一方、自宅内での突然死などで、かかりつけの医療機関がない場合は「死体検案書(死亡診断書と同内容)」を発行できる警察署に連絡します。通常は、連絡するとすぐに、実況見分のための警察官と警察医が来て、事件性の有無を調べます。死因が判明し、事件性がないと判断されれば、その場で検視をして死体検案書を作成してもらうことになります。死体検案書とともに死亡届を役所に提出すれば、死亡診断書と同様、火葬許可証を発行してもらえます。
「死体検案書を出してもらう場合、遺体を動かしたりしてはいけません。お風呂場で裸で亡くなったからといって勝手に服などを着せてしまったら、警察の実況見分・検案の妨げになってしまう可能性があるためです。最悪の場合、事情聴取を受けるケースもあります」(市川さん)
自宅で看取りをする場合は、葬儀会社を選ぶ際にも注意が必要です。一般的に、病院で亡くなると、病院に出入りしている葬儀会社を紹介されることが多いですが、自宅で看取ると、自ら探すことになります。
「自宅で看取りをしたいと考えているなら、事前にめぼしい葬儀会社を決めておくとよいでしょう。特に『自分らしい葬式』をするためにも、生前に家族と話し合いをしておくとスムーズに葬式に進むことができます」(同)

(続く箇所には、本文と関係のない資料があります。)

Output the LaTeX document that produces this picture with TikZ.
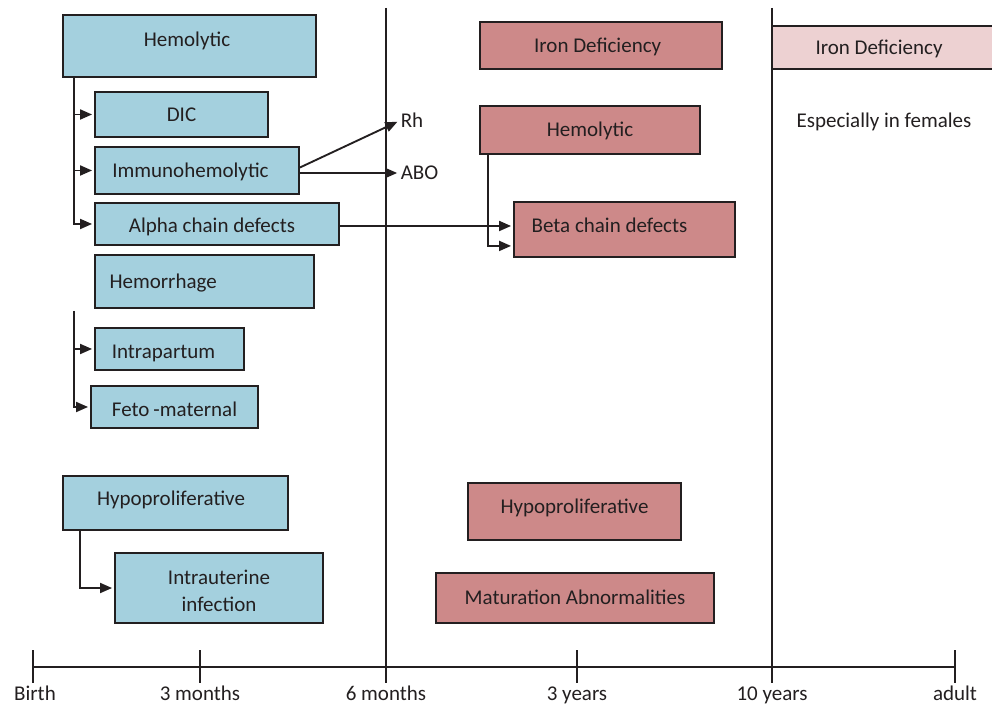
\documentclass[tikz,border=0pt]{standalone}
\usepackage{fontspec}
\setmainfont{Carlito}
\usetikzlibrary{arrows.meta,calc}
\definecolor{bluefill}{RGB}{164,208,222}
\definecolor{redfill}{RGB}{205,137,137}
\definecolor{pinkfill}{RGB}{237,209,210}
\definecolor{ink}{RGB}{35,31,32}
\newcommand{\padr}[1]{\hspace{#1}\mbox{}}
\begin{document}
\begin{tikzpicture}[x=0.75pt,y=-0.75pt,
 every node/.style={font=\fontsize{15.75pt}{20pt}\selectfont, text=ink},
 box/.style={draw=ink, line width=1.4pt, inner sep=0pt},
 cap/.style={text height=10pt, text depth=#1}, cap/.default=0pt,
 bbox/.style={box, fill=bluefill},
 rbox/.style={box, fill=redfill},
 pbox/.style={box, fill=pinkfill},
 wh/.style 2 args={minimum width=#1, minimum height=#2},
 conn/.style={draw=ink, line width=1.4pt},
 arr/.style={conn, -{Triangle[length=9pt,width=7.5pt]}, shorten >=1.5pt},
 lbl/.style={inner sep=1pt, cap},
]
\useasboundingbox (0,0) rectangle (992,705);
\fill[white] (0,0) rectangle (992,705);

% timeline
\coordinate (t0) at (33,667);
\coordinate (t1) at (200,667);
\coordinate (t2) at (386,667);
\coordinate (t3) at (577,667);
\coordinate (t4) at (772,667);
\coordinate (t5) at (955,667);
\draw[conn] (t0) -- (t5);
\foreach \t in {t0,t1,t3,t5}{\draw[conn] ($(\t)+(0,-17)$) -- ($(\t)+(0,16)$);}
\draw[conn] (386,8) -- ($(t2)+(0,16)$);
\draw[conn] (772,8) -- ($(t4)+(0,16)$);
\node[lbl] (lb0) at (35,694) {Birth};
\node[lbl] (lb1) at (200,694) {3 months};
\node[lbl] (lb2) at (386,694) {6 months};
\node[lbl] (lb3) at (577,694) {3 years};
\node[lbl] (lb4) at (772,694) {10 years};
\node[lbl] (lb5) at (955,694) {adult};

% blue boxes
\node[bbox, cap=9pt, wh={189.75pt}{46.5pt}] (hemB) at (189.5,46) {Hemolytic\padr{3.75pt}};
\node[bbox, cap, wh={129.75pt}{33.75pt}] (dic) at (181.5,114.5) {DIC};
\node[bbox, cap, wh={153pt}{35.25pt}] (imm) at (197,170.5) {Immunohemolytic\padr{9.75pt}};
\node[bbox, text height=13pt, text depth=0pt, wh={183pt}{31.5pt}] (alpha) at (217,224) {Alpha chain defects\padr{7.5pt}};
\node[bbox, cap, wh={164.25pt}{39.75pt}] (hemor) at (204.5,281.5) {Hemorrhage\padr{62pt}};
\node[bbox, text height=14.5pt, text depth=0pt, wh={111.75pt}{31.5pt}] (intra) at (169.5,349) {Intrapartum\padr{9pt}};
\node[bbox, text height=14.5pt, text depth=0pt, wh={125.25pt}{31.5pt}] (feto) at (174.5,407) {Feto\kern3pt-maternal};
\node[bbox, cap=6pt, wh={168.75pt}{40.5pt}] (hypoB) at (175.5,503) {Hypoproliferative\padr{6.75pt}};
\node[bbox, align=center, wh={156pt}{52.5pt}] (intrau) at (219,588) {\rule{0pt}{15.5pt}Intrauterine\\infection};

% red boxes
\node[rbox, cap, wh={181.5pt}{35.25pt}] (ironR) at (601,45.5) {Iron Deficiency\padr{5pt}};
\node[rbox, cap, wh={165pt}{36pt}] (hemR) at (590,130) {Hemolytic};
\node[rbox, cap=5.25pt, wh={165.75pt}{41.25pt}] (beta) at (624.5,229.5) {Beta chain defects\padr{22.5pt}};
\node[rbox, cap=6.75pt, wh={159.75pt}{42.75pt}] (hypoR) at (574.5,511.5) {Hypoproliferative};
\node[rbox, cap, wh={208.5pt}{37.5pt}] (matur) at (575,598) {Maturation Abnormalities};
\node[pbox, cap, wh={165.75pt}{32.25pt}] (ironP) at (882.5,47.5) {Iron Deficiency\padr{5.25pt}};

% free labels
\node[lbl] (rh) at (412,121) {Rh};
\node[lbl] (abo) at (419.5,173) {ABO};
\node[lbl] (fem) at (884,121) {Especially in females};

% connectors
\coordinate (hb) at ($(hemB.south west)+(12,0)$);
\draw[arr] (hb) |- (alpha.west);
\draw[arr] (hb |- dic.west) -- (dic.west);
\draw[arr] (hb |- imm.west) -- (imm.west);
\draw[arr] ($(imm.east)+(0,-3)$) -- (rh.west);
\coordinate (ia) at ($(imm.east)+(0,2.5)$);
\draw[arr] (ia) -- (ia -| abo.west);
\coordinate (ab) at ($(alpha.east)+(0,2)$);
\draw[arr] (ab) -- (ab -| beta.west);
\coordinate (hm) at ($(hemor.south west)+(-20,2)$);
\draw[arr] (hm) |- (feto.west);
\draw[arr] (hm |- intra.west) -- (intra.west);
\coordinate (hy) at ($(hypoB.south west)+(18,0)$);
\draw[arr] (hy) |- (intrau.west);
\coordinate (hr) at ($(hemR.south west)+(9,0)$);
\coordinate (hr2) at ($(beta.south west)+(0,-12)$);
\draw[arr] (hr) |- (hr2);
\end{tikzpicture}
\end{document}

また、意外に知られていないのが、預金口座の凍結です。死亡届を役所に提出し、金融機関が口座名義人の死亡事実を把握した時点で、預金が凍結されるといわれています。死亡後の手続きでは、葬儀会社に支払う費用以外にも、結構な費用がかかってきます。だからこそ、前もって預貯金の中から用意しておくとよいでしょう。